Due curatuli ottocenteschi che ostentano vistosi varvitti appannaggio, allora, dei più autorevoli amministratori di aziende pastorali.

 

Mentre si capisce che, in forza delle mansioni svolte, l’appellativo su non può avere un corrispondente femminile, è particolare il fatto che se un esponente di una famiglia di pastori titolari di azienda non badava alle bestie ma si occupava esclusivamente della parte amministrativa, il suo titolo non era su ma gli veniva riconosciuto quello di don. Ma questo non deve stupire perché tanti curàtuli, specialmente verso la fine del Settecento, da su divennero direttamente baroni. Su spettava anche ai suprastanti cioè a quei contadini di esperienza che nelle aziende agricole amministravano e sovrintendevano ai lavori.

Gruppo di curàtuli, semplici pastori, suprastanti e cacciatori davanti alle case dell’ex feudo Canna in uno scatto di fine Ottocento.

 

Fra tutti i pastori e contadini cui ci si rivolgeva dandogli del su, il più noto è senza dubbio un non meglio identificato su Ppàulu che passò alla storia, anche se non sono noti i particolari, esclusivamente per la ghiottoneria del suo gatto. Da sempre a Castelbuono, volendo rimarcare la golosità di un individuo, si dice che è cchiù lliccu da attô su Ppàulu.

 

Altri due suprastanti, u su Nninu e u su Nnirìa, si resero protagonisti, loro malgrado, di una storia che, accaduta più di cento anni fa, si è tramandata fin quasi ai nostri giorni. I due, che amministravano terreni di proprietà del barone Guerrieri, una sera di giovedì grasso si presentarono in casa dell’illustre personaggio al quale, con molta osservanza, chiesero in prestito dei costumi di carnevale fra cui la famosa redingote con i bottoni d’oro.

 

Il Barone Francesco Guerrieri ritratto nel giardino del suo palazzo ô Chian’â Matrici

 

Alla richiesta, il barone non si fece làriu, tanto che rispose: – Ca cchi ffa!, Ninu, tra nuatrimenza parola!

Ai due non sembrava vero.
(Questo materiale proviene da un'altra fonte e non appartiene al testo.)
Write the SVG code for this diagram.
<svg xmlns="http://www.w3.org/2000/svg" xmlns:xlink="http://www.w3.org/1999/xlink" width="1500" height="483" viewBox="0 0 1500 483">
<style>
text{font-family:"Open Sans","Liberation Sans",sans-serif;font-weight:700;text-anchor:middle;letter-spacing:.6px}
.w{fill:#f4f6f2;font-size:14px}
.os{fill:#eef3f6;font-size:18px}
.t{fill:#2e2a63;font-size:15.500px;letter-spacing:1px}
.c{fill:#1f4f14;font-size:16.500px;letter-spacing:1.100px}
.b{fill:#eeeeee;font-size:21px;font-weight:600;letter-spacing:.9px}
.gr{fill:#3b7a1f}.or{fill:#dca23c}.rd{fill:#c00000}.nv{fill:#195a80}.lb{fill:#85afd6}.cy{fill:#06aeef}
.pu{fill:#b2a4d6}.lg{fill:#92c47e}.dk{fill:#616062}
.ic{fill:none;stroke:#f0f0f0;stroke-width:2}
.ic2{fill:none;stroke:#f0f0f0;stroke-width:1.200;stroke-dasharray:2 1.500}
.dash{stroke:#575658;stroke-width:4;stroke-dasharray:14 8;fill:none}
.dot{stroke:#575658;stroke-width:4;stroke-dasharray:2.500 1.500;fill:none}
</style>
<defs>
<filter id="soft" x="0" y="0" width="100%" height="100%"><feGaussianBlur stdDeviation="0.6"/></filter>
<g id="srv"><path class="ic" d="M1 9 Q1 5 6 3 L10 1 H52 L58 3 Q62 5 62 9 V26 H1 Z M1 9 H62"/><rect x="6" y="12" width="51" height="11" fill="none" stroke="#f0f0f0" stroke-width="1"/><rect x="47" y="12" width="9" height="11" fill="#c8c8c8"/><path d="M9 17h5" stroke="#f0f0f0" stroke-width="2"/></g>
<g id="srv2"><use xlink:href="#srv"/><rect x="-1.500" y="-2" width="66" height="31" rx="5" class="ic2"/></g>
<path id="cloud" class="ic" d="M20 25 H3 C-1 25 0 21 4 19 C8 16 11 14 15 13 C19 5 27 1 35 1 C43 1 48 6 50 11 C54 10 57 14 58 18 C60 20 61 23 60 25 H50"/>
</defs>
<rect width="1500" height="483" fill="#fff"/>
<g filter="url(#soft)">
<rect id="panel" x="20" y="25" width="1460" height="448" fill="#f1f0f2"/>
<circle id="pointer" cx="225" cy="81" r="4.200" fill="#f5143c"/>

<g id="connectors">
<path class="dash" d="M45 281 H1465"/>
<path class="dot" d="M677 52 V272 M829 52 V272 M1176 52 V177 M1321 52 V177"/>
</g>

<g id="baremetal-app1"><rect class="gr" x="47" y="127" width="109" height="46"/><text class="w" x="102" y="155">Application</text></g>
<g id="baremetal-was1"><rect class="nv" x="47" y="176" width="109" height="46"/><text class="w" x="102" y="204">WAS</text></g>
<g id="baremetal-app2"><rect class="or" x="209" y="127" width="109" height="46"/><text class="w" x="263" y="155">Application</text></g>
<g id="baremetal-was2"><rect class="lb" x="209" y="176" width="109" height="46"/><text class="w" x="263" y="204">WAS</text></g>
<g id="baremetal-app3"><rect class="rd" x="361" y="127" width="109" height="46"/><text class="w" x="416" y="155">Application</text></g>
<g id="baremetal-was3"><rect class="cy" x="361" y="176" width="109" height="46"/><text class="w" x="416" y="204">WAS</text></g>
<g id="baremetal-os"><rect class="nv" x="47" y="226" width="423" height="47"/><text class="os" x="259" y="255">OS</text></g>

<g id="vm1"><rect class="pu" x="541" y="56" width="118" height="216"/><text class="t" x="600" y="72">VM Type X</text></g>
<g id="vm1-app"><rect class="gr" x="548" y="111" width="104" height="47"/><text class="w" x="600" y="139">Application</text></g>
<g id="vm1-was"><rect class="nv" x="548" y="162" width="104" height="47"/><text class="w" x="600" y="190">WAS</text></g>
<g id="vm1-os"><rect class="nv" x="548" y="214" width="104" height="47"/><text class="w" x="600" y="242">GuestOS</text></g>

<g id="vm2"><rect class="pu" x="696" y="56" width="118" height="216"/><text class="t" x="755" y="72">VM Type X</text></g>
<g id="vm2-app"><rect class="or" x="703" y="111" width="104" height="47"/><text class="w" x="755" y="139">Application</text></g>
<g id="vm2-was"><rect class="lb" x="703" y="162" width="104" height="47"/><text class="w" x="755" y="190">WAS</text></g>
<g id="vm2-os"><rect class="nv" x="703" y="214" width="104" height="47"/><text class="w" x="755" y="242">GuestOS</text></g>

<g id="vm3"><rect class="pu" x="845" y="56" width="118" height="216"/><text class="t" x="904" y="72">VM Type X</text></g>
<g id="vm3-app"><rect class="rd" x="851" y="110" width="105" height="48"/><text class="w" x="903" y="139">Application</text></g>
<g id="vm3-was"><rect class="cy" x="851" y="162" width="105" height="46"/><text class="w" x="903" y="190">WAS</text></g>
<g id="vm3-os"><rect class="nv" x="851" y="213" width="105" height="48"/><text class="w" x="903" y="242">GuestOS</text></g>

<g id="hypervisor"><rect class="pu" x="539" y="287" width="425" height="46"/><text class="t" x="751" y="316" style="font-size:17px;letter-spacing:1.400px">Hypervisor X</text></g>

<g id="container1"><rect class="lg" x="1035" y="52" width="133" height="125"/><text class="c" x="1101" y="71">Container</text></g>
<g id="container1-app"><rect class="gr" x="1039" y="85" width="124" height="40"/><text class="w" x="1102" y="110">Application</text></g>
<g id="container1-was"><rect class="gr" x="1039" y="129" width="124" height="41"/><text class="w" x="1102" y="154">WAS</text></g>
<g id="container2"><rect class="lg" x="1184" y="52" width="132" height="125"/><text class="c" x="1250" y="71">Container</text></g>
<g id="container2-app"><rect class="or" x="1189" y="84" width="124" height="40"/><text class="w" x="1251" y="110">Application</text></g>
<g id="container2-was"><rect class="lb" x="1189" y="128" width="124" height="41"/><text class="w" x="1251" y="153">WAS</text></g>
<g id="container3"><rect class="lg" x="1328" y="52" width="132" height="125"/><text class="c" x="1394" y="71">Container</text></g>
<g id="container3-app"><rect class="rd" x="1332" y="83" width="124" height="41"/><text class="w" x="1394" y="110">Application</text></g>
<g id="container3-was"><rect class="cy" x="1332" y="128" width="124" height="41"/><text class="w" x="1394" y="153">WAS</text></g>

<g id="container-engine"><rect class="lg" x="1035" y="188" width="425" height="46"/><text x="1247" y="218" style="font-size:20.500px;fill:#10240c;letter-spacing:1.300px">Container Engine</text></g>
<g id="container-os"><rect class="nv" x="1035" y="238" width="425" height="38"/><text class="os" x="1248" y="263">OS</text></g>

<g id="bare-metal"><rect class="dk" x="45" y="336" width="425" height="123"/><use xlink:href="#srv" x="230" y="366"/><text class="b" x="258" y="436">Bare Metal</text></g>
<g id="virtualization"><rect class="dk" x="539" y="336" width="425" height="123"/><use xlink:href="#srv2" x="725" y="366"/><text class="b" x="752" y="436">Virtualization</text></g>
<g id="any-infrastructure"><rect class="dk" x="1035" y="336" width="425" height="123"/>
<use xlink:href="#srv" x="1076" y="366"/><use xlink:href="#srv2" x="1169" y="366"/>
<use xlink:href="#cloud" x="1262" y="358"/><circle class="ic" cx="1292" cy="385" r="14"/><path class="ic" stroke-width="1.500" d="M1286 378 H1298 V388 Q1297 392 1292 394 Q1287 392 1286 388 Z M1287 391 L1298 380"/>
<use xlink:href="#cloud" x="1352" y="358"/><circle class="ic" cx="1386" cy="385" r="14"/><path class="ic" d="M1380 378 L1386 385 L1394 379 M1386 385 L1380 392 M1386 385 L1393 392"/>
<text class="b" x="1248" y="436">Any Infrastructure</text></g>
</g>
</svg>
Si guardarono, gli occhi luccicanti di felicità, e pensarono: fatta fu!

Il barone riprese: – Carù, ppi vuatri chissu e atru. Abbasta ca rapiti a ucca. Però at’a ddiri: quant’è mmìnchia u bbaruni!

A queste parole u su Nnirìa trasalì: – Ma cchi ffa bbabbìa, bbaruni?, disse.

E l’altro aggiunse: – Nuatri chissu nni permittìemu di dìricci a vvossìa?

Il barone li incoraggiò: – Un vi nni ncarricati, m’u putiti diri.

I due erano veramente imbarazzati, si guardavano come per dire: che facciamo, lasciamo perdere? Ma poiché non volevano rinunciare a vestirsi in maschera con quegli aristocratici costumi, presero il coraggio a quattro mani e all’unisono esclamarono: – Quant’è mmìnchia u bbaruni!!!

E quello, che non aspettava altro: – mìnchia si vvi dassi!, ma siccomi un v’i dugnu…. i mìnchia siti vuatri.